Она надула губки, и Альваро вздохнул: говоря по правде, он рассчитывал поспать хотя бы пару часов, но вот как выпроводить капризную девицу, которая возомнила себя роковою соблазнительницей, не знал.
— Простите, госпожа, если бы я знал…
Лукреция была красива.
Нет, эта красота была вовсе не того свойства, когда одного взгляда достаточно, дабы потерять разум. Скорее уж она происходила от юности и свежести Лукреции, от обманчивого впечатления ее невинности.
— Чего вы хотели, госпожа? — Он остался у дверей.

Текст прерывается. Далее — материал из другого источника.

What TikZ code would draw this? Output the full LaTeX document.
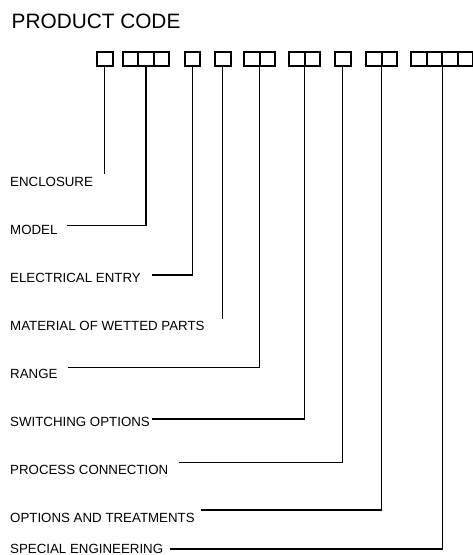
\documentclass[tikz,border=0pt]{standalone}
\usepackage{fontspec}
\setmainfont{Liberation Sans}
\begin{document}
\begin{tikzpicture}[x=1pt, y=-1pt,
            cell/.style={draw, line width=2pt, minimum width=15.6pt,
                minimum height=14pt, inner sep=0pt, outer sep=0pt},
            tag/.style={anchor=base west, inner sep=0pt,
                font=\fontsize{13.3}{15}\selectfont},
            lead/.style={line width=1.2pt},
        ]
            \useasboundingbox (0, 0) rectangle (472, 555);
            \node[tag, font=\fontsize{20.8}{24}\selectfont] (title) at (11.5, 28.5) {PRODUCT CODE};
            % code cells
            \foreach \nm/\x in {enc/104.8, mod1/130.3, mod2/145.9, mod3/161.5, ele/192.6,
                mat/222.8, ran1/251.8, ran2/267.4, swi1/296.8, swi2/312.4, pro/342.8,
                opt1/373.8, opt2/389.4, spe1/418.8, spe2/434.4, spe3/450, spe4/465.6}
                \node[cell] (\nm) at (\x, 58.5) {};
            % labels
            \node[tag] (enclosure) at (10, 186) {ENCLOSURE};
            \node[tag] (model) at (10, 234) {MODEL};
            \node[tag] (electrical) at (10, 282) {ELECTRICAL ENTRY};
            \node[tag] (material) at (10, 330) {MATERIAL OF WETTED PARTS};
            \node[tag] (range) at (10, 378) {RANGE};
            \node[tag] (switching) at (10, 426) {SWITCHING OPTIONS};
            \node[tag] (process) at (10, 474) {PROCESS CONNECTION};
            \node[tag] (options) at (10, 522) {OPTIONS AND TREATMENTS};
            \node[tag] (special) at (10, 553) {SPECIAL ENGINEERING};
            % lead ends
            \coordinate (encend) at (104.8, 174);
            \coordinate (modend) at (66.7, 225.7);
            \coordinate (eleend) at (151.7, 275);
            \coordinate (matend) at (222.8, 319.3);
            \coordinate (ranend) at (67.7, 367.7);
            \coordinate (swiend) at (151.7, 419);
            \coordinate (proend) at (179, 462.7);
            \coordinate (optend) at (201, 510);
            \coordinate (speend) at (170, 549);
            \draw[lead] (enc.south) -- (encend);
            \draw[lead] (mod2.south) |- (modend);
            \draw[lead] (ele.south) |- (eleend);
            \draw[lead] (mat.south) -- (matend);
            \draw[lead] (ran1.south east) |- (ranend);
            \draw[lead] (swi1.south east) |- (swiend);
            \draw[lead] (pro.south) |- (proend);
            \draw[lead] (opt1.south east) |- (optend);
            \draw[lead] (spe2.south east) |- (speend);
        \end{tikzpicture}
\end{document}
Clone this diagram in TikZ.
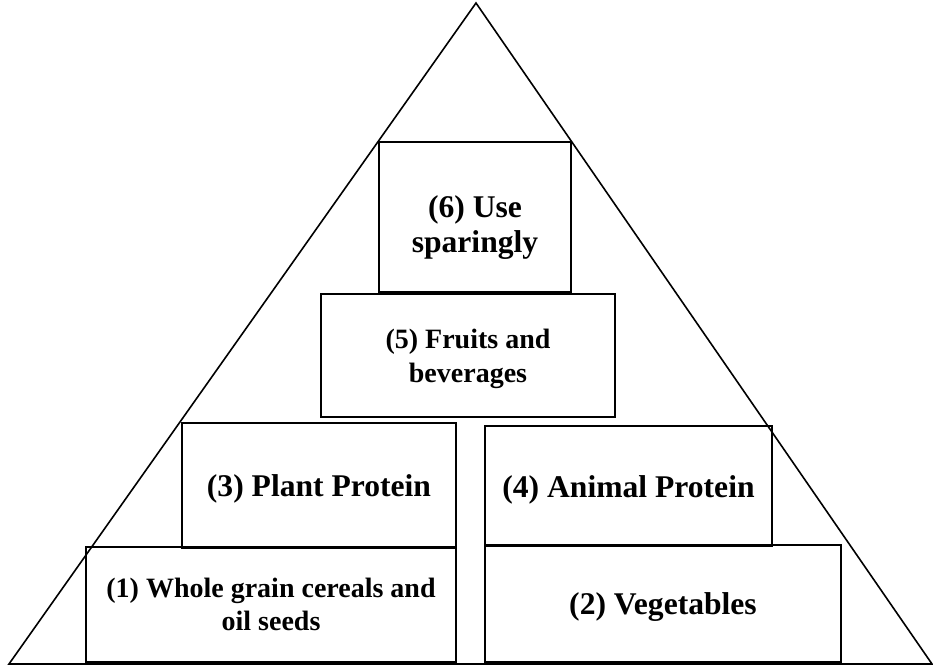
\documentclass[tikz,border=0pt]{standalone}
\usepackage{fontspec}
\setmainfont{Liberation Serif}
\usepackage{tikz}

\tikzset{
	tier/.style={draw, line width=1pt, inner sep=0pt, align=center, font=\bfseries\fontsize{15.8}{17.5}\selectfont},
	smalltier/.style={tier, font=\bfseries\fontsize{14}{17}\selectfont}
}
% strut that pushes a label a little lower in its box
\newcommand{\droptext}[1]{\rule{0pt}{#1}}

\begin{document}
\begin{tikzpicture}[x=0.5pt, y=-0.5pt]
	\useasboundingbox (0,0) rectangle (933,668);
	% pyramid outline
	\coordinate (apex) at (476,3);
	\coordinate (baseL) at (9,664);
	\coordinate (baseR) at (932,664);
	\draw[line width=0.8pt, line join=miter] (apex) -- (baseL) -- (baseR) -- cycle;
	% tiers, top to bottom
	\node[tier, minimum width=96pt, minimum height=75pt] (spare) at (475,217) {\droptext{21pt}(6) Use\\sparingly};
	\node[smalltier, minimum width=147pt, minimum height=61.5pt] (fruit) at (468,355.5) {\droptext{13pt}(5) Fruits and\\beverages};
	\node[tier, minimum width=137pt, minimum height=62.5pt] (plant) at (319,485.5) {\droptext{14pt}(3) Plant Protein};
	\node[tier, minimum width=143.5pt, minimum height=60pt] (animal) at (628.5,486) {\droptext{15pt}(4) Animal Protein};
	\node[smalltier, font=\bfseries\fontsize{14}{16.5}\selectfont, minimum width=185pt, minimum height=57.5pt] (grain) at (271,604.5) {(1) Whole grain cereals and\\oil seeds};
	\node[tier, minimum width=178pt, minimum height=58.5pt] (veg) at (663,603.5) {\droptext{14pt}(2) Vegetables};
\end{tikzpicture}
\end{document}
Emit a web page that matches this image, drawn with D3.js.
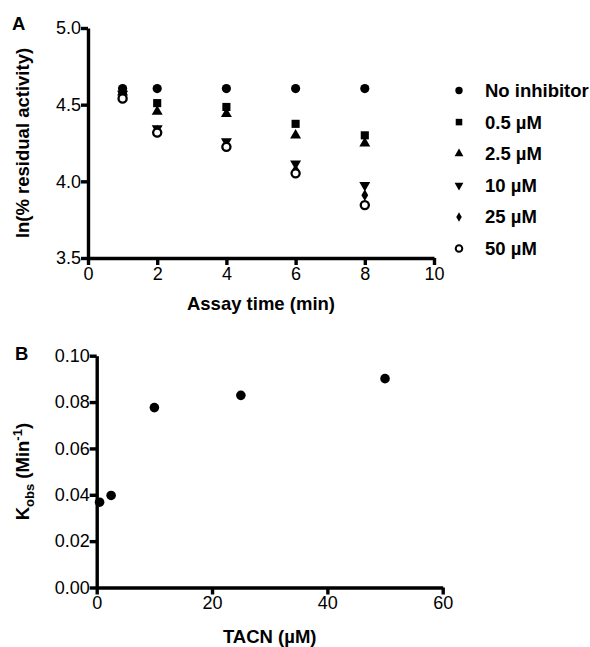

— А разве не ясно? — Она лежала на спине, запрокинув руку за голову, одетая лишь в тонкую нижнюю рубаху, которая не скрывала очертаний тела.
И глубокий вырез, отделанный кружевом, почти обнажал грудь.
— Мне казалось, что мужчина, подобный вам, все поймет с одного намека…
— Уж простите, госпожа, если разочаровал, но я уродился на редкость непонятливым.
Ей не шло раздражение, хотя было оно чувством привычным, пожалуй, куда более привычным, чем иная маска — сладострастия.
— Я надеялась… Здесь так тоскливо… — Пальчик Лукреции скользил по ее шее, лаская. Вверх и вниз. Вниз и вверх.
— Простите, госпожа, но… мне казалось, что вы помолвлены?
— Этого желала моя тетка.
— Не вы?
Она фыркнула и села, при том полупрозрачная рубаха съехала с плеча, а грудь и вовсе обнажилась.
— Естественно не я! У меня нет ни малейшего желания выходить замуж за… Ты не видел моего супруга! Он стар. Немощен. Вонюч. Меня передергивает от одной мысли, что однажды мы окажемся в одной постели. С другой стороны, он, конечно, богат. И это обстоятельство заставляет мириться с прочими его недостатками.